People new to the industry are often surprised by how much time buyers and technical consultants spend comparing brands and model numbers. There are far fewer chemical suppliers now than a generation ago, and consolidations have raised the stakes. If a buyer sees Alfa Aesar on the label, it signals an expectation on specification compliance for research-grade chemicals. For bulk commodity supplies, brand names like Olin remind veterans that both historical reliability and delivery logistics will influence ordering decisions.

Mismatch between a plant’s technical spec and the chemical model delivered can cost millions. I’ve seen customers fight through regulatory hurdles over emissions, only to find out after an incident that a supplier changed the model or spec sheet without clear communication. These mistakes rarely involve just a number or a missing line in a document—the consequences can mean the difference between hitting a key customer’s deadline or getting shut down by inspectors.

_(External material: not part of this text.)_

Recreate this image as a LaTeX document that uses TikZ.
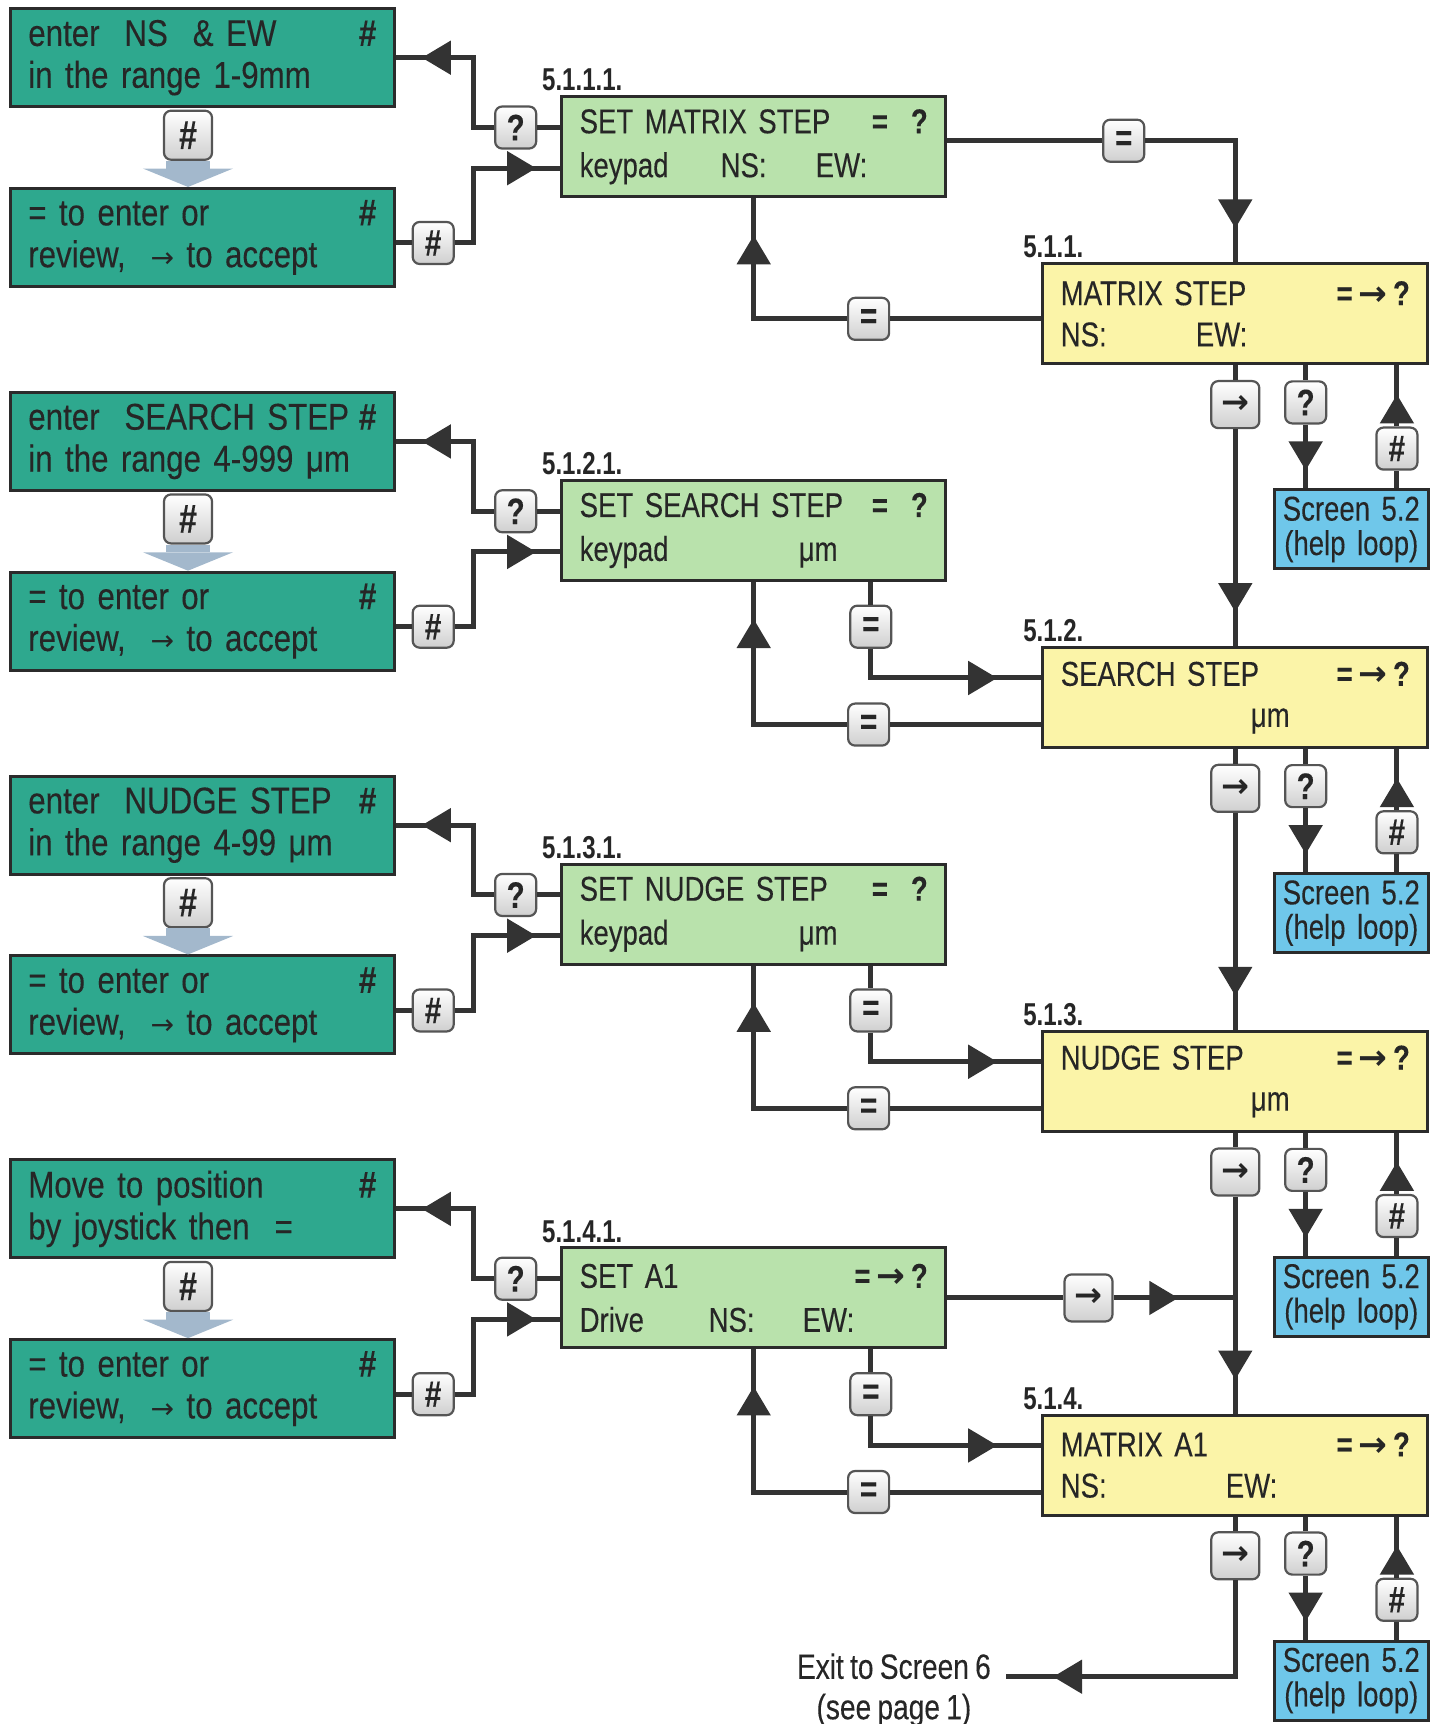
\documentclass[tikz,border=0pt]{standalone}
\usepackage{fontspec}
\setmainfont{Liberation Sans}[FakeStretch=0.80, FakeBold=0.2, WordSpace=0.8]
\newfontfamily\tealfont{Liberation Sans}[FakeStretch=0.84, FakeBold=0.2, WordSpace=0.8]
\newfontfamily\tagfont{Liberation Sans}[FakeStretch=0.76]
\newfontfamily\arrowfont{DejaVu Sans}
\newcommand{\keyarrow}{{\arrowfont\bfseries →}}
\newcommand{\thinarrow}{{\arrowfont\fontsize{8}{8}\selectfont →}}
\usetikzlibrary{arrows.meta,positioning,calc,decorations.markings}

\definecolor{tealbg}{HTML}{2EA88E}
\definecolor{greenbg}{HTML}{B9E2AC}
\definecolor{yellowbg}{HTML}{FBF4A8}
\definecolor{bluebg}{HTML}{6FC7EA}
\definecolor{ink}{HTML}{262626}
\definecolor{edge}{HTML}{2B2B2B}
\definecolor{wirecol}{HTML}{333333}
\definecolor{keyedge}{HTML}{555555}
\definecolor{keygray}{HTML}{CFCFCF}
\definecolor{arrowblue}{HTML}{A3B8CC}

\begin{document}
\begin{tikzpicture}[x=0.10992mm, y=-0.10992mm,
  panel/.style={draw=edge, line width=0.3mm, inner xsep=1.8mm, inner ysep=0pt, align=left, text=ink},
  tealbox/.style={panel, fill=tealbg, text width=34.8mm, minimum height=9.8mm, font=\tealfont\fontsize{10.6}{11.9}\selectfont},
  lcdset/.style={panel, fill=greenbg, text width=34.8mm, minimum height=10mm, font=\fontsize{9.8}{12.5}\selectfont},
  lcdshow/.style={panel, fill=yellowbg, text width=34.9mm, minimum height=10mm, font=\fontsize{9.8}{11.7}\selectfont},
  helpbox/.style={panel, fill=bluebg, inner xsep=0pt, text width=15.4mm, align=center, minimum height=7.9mm, font=\fontsize{9.8}{9.8}\selectfont},
  key/.style={draw=keyedge, line width=0.22mm, rounded corners=0.7mm, top color=white, bottom color=keygray,
    minimum width=4.1mm, minimum height=4.2mm, inner sep=0pt, text=ink, font=\bfseries\fontsize{10.5}{10}\selectfont},
  widekey/.style={minimum width=4.8mm, minimum height=4.7mm, font=\fontsize{9.5}{10}\selectfont},
  bigkey/.style={minimum width=4.8mm, minimum height=4.9mm, font=\bfseries\fontsize{11.5}{11}\selectfont},
  tag/.style={anchor=base west, inner sep=0pt, text=ink, font=\tagfont\bfseries\fontsize{9}{9}\selectfont},
  exittext/.style={align=center, text=ink, font=\fontsize{10}{11.5}\selectfont},
  wire/.style={draw=wirecol, line width=0.5mm},
  tipat/.style={postaction={decorate, decoration={markings,
    mark=at position -#1 with {\arrow{Triangle[length=2.9mm,width=3.3mm]}}}}}]
\useasboundingbox (0,0) rectangle (1311,1568);

% parts that repeat in every row, 349 units apart
\foreach \r in {1,...,4} {
  \pgfmathsetmacro{\dy}{349*(\r-1)}
  \node[tealbox] (tb\r) at (184,216+\dy) {= to enter or\hfill\textbf{\#}\\review,\ \ \thinarrow\ to accept};
  \node[key, bigkey] (kt\r) at (171,123+\dy) {\#};
  \node[key] (kb\r) at (394,221+\dy) {\#};
  \node[key] (kq\r) at (469,116+\dy) {?};
  \coordinate (bend\r) at (431,\dy);
  \node[key, widekey] (kfwd\r) at (1123.5,368+\dy) {\keyarrow};
  \node[key] (khelp\r) at (1187.5,366+\dy) {?};
  \node[key] (kback\r) at (1270.5,408+\dy) {\#};
  \node[helpbox] (h\r) at (1229,481.5+\dy) {Screen 5.2\\(help loop)};
}

% 5.1.1 matrix step
\node[tealbox] (ta1) at (184,52.5) {enter\ \ NS\ \ \&\ EW\hfill\textbf{\#}\\in the range 1-9mm};
\node[lcdset] (g1) at (685.5,133.5) {SET MATRIX STEP\hfill\textbf{=\ \ ?}\\\makebox[14.1mm][l]{keypad}\makebox[9.5mm][l]{NS:}EW:};
\node[lcdshow] (y1) at (1123.5,285.5) {MATRIX STEP\hfill\textbf{=\,\keyarrow\,?}\\\makebox[13.5mm][l]{NS:}EW:};
\node[key] (keq1) at (1022,128) {=};
\node[key] (kret1) at (790,290) {=};

% 5.1.2 search step
\node[tealbox] (ta2) at (184,401.5) {enter\ \ SEARCH STEP\hfill\textbf{\#}\\in the range 4-999 μm};
\node[lcdset] (g2) at (685.5,482.5) {SET SEARCH STEP\hfill\textbf{=\ \ ?}\\\makebox[21.9mm][l]{keypad}μm};
\node[lcdshow] (y2) at (1123.5,634.5) {SEARCH STEP\hfill\textbf{=\,\keyarrow\,?}\\\hspace*{19mm}μm};
\node[key] (keq2) at (792,570) {=};
\node[key] (kret2) at (790,659) {=};

% 5.1.3 nudge step
\node[tealbox] (ta3) at (184,750.5) {enter\ \ NUDGE STEP\hfill\textbf{\#}\\in the range 4-99 μm};
\node[lcdset] (g3) at (685.5,831.5) {SET NUDGE STEP\hfill\textbf{=\ \ ?}\\\makebox[21.9mm][l]{keypad}μm};
\node[lcdshow] (y3) at (1123.5,983.5) {NUDGE STEP\hfill\textbf{=\,\keyarrow\,?}\\\hspace*{19mm}μm};
\node[key] (keq3) at (792,919) {=};
\node[key] (kret3) at (790,1008) {=};

% 5.1.4 matrix A1
\node[tealbox] (ta4) at (184,1099.5) {Move to position\hfill\textbf{\#}\\by joystick then\ \ =};
\node[lcdset] (g4) at (685.5,1180.5) {SET A1\hfill\textbf{=\,\keyarrow\,?}\\\makebox[12.9mm][l]{Drive}\makebox[9.4mm][l]{NS:}EW:};
\node[lcdshow] (y4) at (1123.5,1332.5) {MATRIX A1\hfill\textbf{=\,\keyarrow\,?}\\\makebox[16.5mm][l]{NS:}EW:};
\node[key] (keq4) at (792,1268) {=};
\node[key] (kret4) at (790,1357) {=};
\node[key, widekey] (kside) at (990,1180.5) {\keyarrow};

\node[exittext] (exit) at (813,1537) {Exit to Screen 6\\(see page 1)};
\coordinate (exitend) at (915,1525);

% screen numbers
\foreach \r/\n in {1/1,2/2,3/3,4/4} {
  \node[tag] (tg\r) at ($(g\r.north west)+(-17,-4)$) {5.1.\n.1.};
  \node[tag] (ty\r) at ($(y\r.north west)+(-17,-4)$) {5.1.\n.};
}

% connectors
\foreach \r in {1,...,4} {
  \fill[arrowblue] ($(kt\r.south west)+(3,0)$) rectangle ($(kt\r.south east)+(-3,7)$);
  \fill[arrowblue] ($(kt\r.south)+(-41,7)$) -- ($(kt\r.south)+(41,7)$) -- (kt\r.south |- tb\r.north) -- cycle;
  \draw[wire] (tb\r.east |- kb\r) -- (kb\r.west);
  \draw[wire, tipat=2.4mm] (kb\r.east) -- (kb\r.east -| bend\r) |- ($(g\r.west)+(0,19.5)$);
  \draw[wire] (g\r.west |- kq\r) -- (kq\r.east);
  \draw[wire, tipat=2.6mm] (kq\r.west) -- (kq\r.west -| bend\r) |- (ta\r.east);
  \draw[wire] (y\r.west |- kret\r) -- (kret\r.east);
  \draw[wire, tipat=3.7mm] (kret\r.west) -| (g\r.south);
  \draw[wire] (y\r.south -| khelp\r) -- (khelp\r.north);
  \draw[wire, tipat=1.8mm] (khelp\r.south) -- (h\r.north -| khelp\r);
  \draw[wire] (h\r.north -| kback\r) -- (kback\r.south);
  \draw[wire, tipat=2.9mm] (kback\r.north) -- (y\r.south -| kback\r);
  \draw[wire] (y\r.south) -- (kfwd\r.north);
}
\draw[wire] (g1.east |- keq1) -- (keq1.west);
\draw[wire, tipat=3.4mm] (keq1.east) -| (y1.north);
\foreach \r in {2,3,4} {
  \draw[wire] (g\r.south -| keq\r) -- (keq\r.north);
  \draw[wire, tipat=4.4mm] (keq\r.south) |- ($(y\r.north west)+(0,29)$);
}
\foreach \r/\n in {1/2,2/3,3/4}
  \draw[wire, tipat=3.4mm] (kfwd\r.south) -- (y\n.north);
\draw[wire] (g4.east) -- (kside.west);
\draw[wire, tipat=5.7mm] (kside.east) -- (kside.east -| y4.north);
\draw[wire, tipat=4.7mm] (kfwd4.south) |- (exitend);
\end{tikzpicture}
\end{document}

Solutions: Building Real Trust Through Brand Performance

If there’s a lesson chemical brands have learned, it is that communication strengthens customer relationships. Leaders like DuPont and Arkema invest heavily in customer advisory programs, sharing not just specs on paper but site visits, virtual factory tours, and technical training sessions. Companies that win repeat business blend product reliability with transparency around specification changes. They keep technical staff and purchasing groups in the loop with alerts and customer service access 24/7.

Suppliers who want to stay competitive focus on two things: fast adoption of new models when customer needs shift, and transparent management of product specifications. This means digitizing technical data sheets, standardizing labeling practices, and investing in dedicated customer support teams. No generic solution will replace the trust won by clear product traceability.

By putting brand reputation, relevant models, and transparent specifications front and center, today’s chemical companies prove their value in every shipment. Their real edge comes not just from delivering molecules, but from supporting partners through every stage of production, troubleshooting, and compliance.